A Coupled Dynamic System Inversion Model for Higher Accuracy in Flood Forecasting

Abstract

AbstractFlood routing is a critical component of real‐time flood forecasting and plays a pivotal role in reducing economic and life losses due to flooding. However, flood routing always possesses errors because it is affected by various sources of uncertainty, which are transmitted and accumulated in the routing process from upstream to downstream, particularly for long or complex river systems. Thus, a real‐time error correction is rapidly becoming a key measure for reducing errors and improving flood forecasting accuracy. In this study, a dynamic system inversion (DSI) model was developed as a new correction method to update forecasting errors for long river systems. The new method utilizes all observed, forecasted, and corrected information at upstream stations and couples the matrix‐based Muskingum routing method with an error‐inversed updating technique to form the DSI equation.

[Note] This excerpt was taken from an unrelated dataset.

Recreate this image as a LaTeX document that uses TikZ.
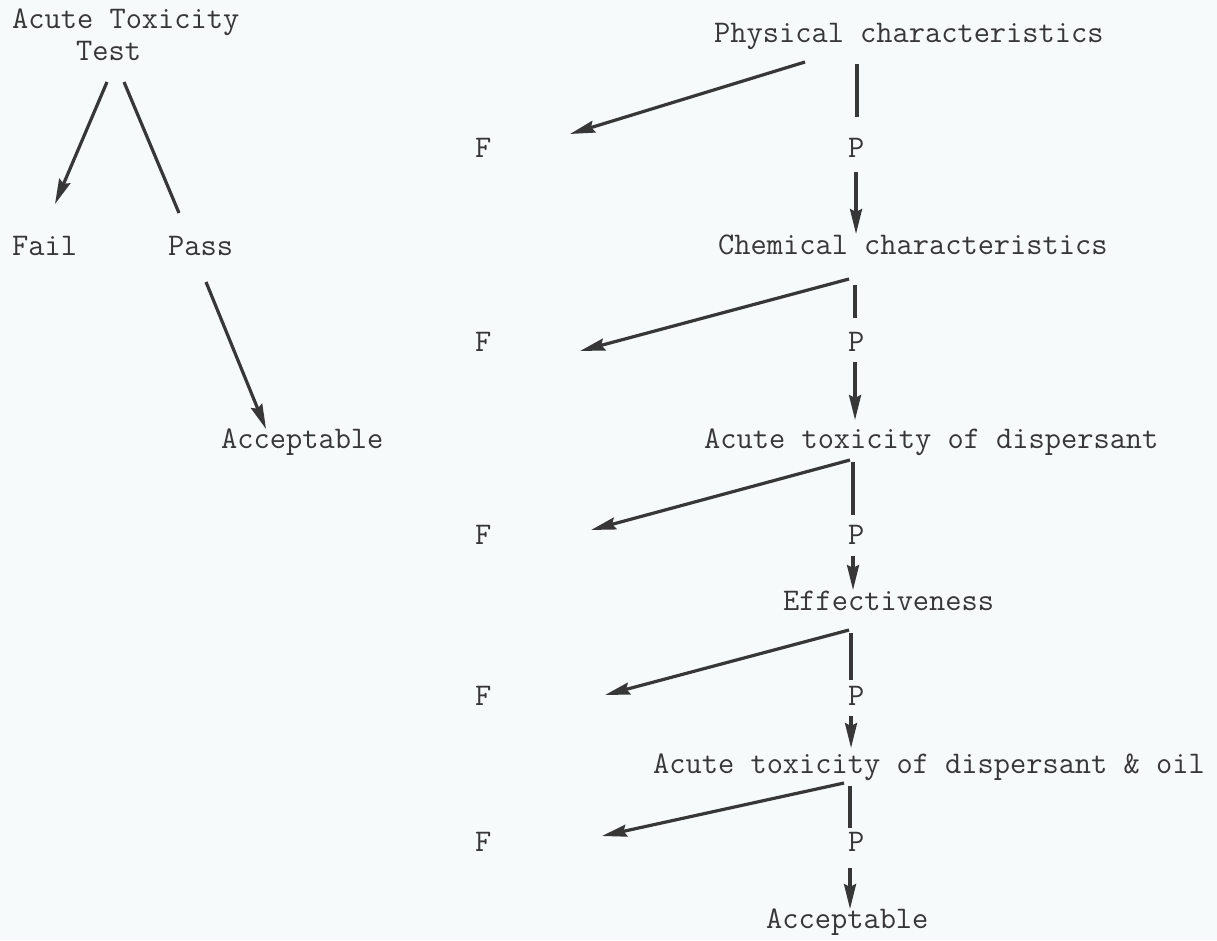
\documentclass[tikz,border=0pt]{standalone}
\usepackage{fontspec}
\usetikzlibrary{arrows.meta}
\definecolor{bg}{RGB}{246,250,250}
\definecolor{ink}{RGB}{55,55,55}
\tikzset{
  lbl/.style={anchor=base west, inner sep=0pt, text=ink, font=\ttfamily\fontsize{31.5}{34}\selectfont},
  conn/.style={draw=ink, line width=3.2pt},
  arr/.style={conn, -{Stealth[length=25pt,width=12pt,inset=3pt]}}
}
\begin{document}
\begin{tikzpicture}[x=1pt,y=-1pt]
\fill[bg] (0,0) rectangle (1217,940);
\useasboundingbox (0,0) rectangle (1217,940);
% left tree
\node[lbl] (att) at (12,28) {Acute Toxicity};
\node[lbl] (test) at (76,60) {Test};
\node[lbl] (fail) at (12,255) {Fail};
\node[lbl] (pass) at (168,255) {Pass};
\node[lbl] (accL) at (221,448) {Acceptable};
\coordinate (l1s) at (107,82); \coordinate (l1e) at (55,204);
\coordinate (l2s) at (124,82); \coordinate (l2e) at (179,213);
\coordinate (l3s) at (206,282); \coordinate (l3e) at (266,429);
\draw[arr] (l1s) -- (l1e);
\draw[conn] (l2s) -- (l2e);
\draw[arr] (l3s) -- (l3e);
% right chain
\node[lbl] (phys) at (714,42) {Physical characteristics};
\node[lbl] (chem) at (718,254) {Chemical characteristics};
\node[lbl] (atd) at (704,448) {Acute toxicity of dispersant};
\node[lbl] (eff) at (783,610) {Effectiveness};
\node[lbl] (ato) at (653,773) {Acute toxicity of dispersant \& oil};
\node[lbl] (accR) at (766,928) {Acceptable};
\foreach \i/\y in {1/157,2/351,3/544,4/705,5/851}{
  \node[lbl] (f\i) at (475,\y) {F};
  \node[lbl] (p\i) at (848,\y) {P};
}
% branch 1
\coordinate (d1s) at (805,62); \coordinate (d1e) at (570,134);
\coordinate (v1s) at (857,64); \coordinate (v1e) at (857,117);
\coordinate (a1s) at (856,172); \coordinate (a1e) at (856,234);
% branch 2
\coordinate (d2s) at (849,279); \coordinate (d2e) at (580,351);
\coordinate (v2s) at (855,285); \coordinate (v2e) at (855,318);
\coordinate (a2s) at (855,362); \coordinate (a2e) at (855,420);
% branch 3
\coordinate (d3s) at (850,460); \coordinate (d3e) at (591,530);
\coordinate (v3s) at (853,462); \coordinate (v3e) at (853,515);
\coordinate (a3s) at (853,556); \coordinate (a3e) at (853,590);
% branch 4
\coordinate (d4s) at (849,630); \coordinate (d4e) at (605,695);
\coordinate (v4s) at (851,633); \coordinate (v4e) at (851,680);
\coordinate (a4s) at (851,716); \coordinate (a4e) at (851,748);
% branch 5
\coordinate (d5s) at (844,783); \coordinate (d5e) at (602,836);
\coordinate (v5s) at (850,786); \coordinate (v5e) at (850,828);
\coordinate (a5s) at (850,868); \coordinate (a5e) at (850,909);
\foreach \i in {1,...,5}{
  \draw[arr] (d\i s) -- (d\i e);
  \draw[conn] (v\i s) -- (v\i e);
  \draw[arr] (a\i s) -- (a\i e);
}
\end{tikzpicture}
\end{document}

Multisource spatiotemporal errors of the river system are simultaneously combined into the DSI equation, and the discharges at the downstream station are reforecasted, thereby providing error correction in flood routing. Based on a case study on the Le'an River (China), the DSI model performed better than the traditional autoregressive (AR) model based on five metrics for both small and large flood events. Moreover, with an increase in lead time, the metrics of AR deteriorated rapidly, whereas that of DSI deteriorated slightly. In conclusion, the proposed DSI model is a sophisticated and robust method for flood routing and provides a new alternative for error correction in flood routing simulations of complex river systems.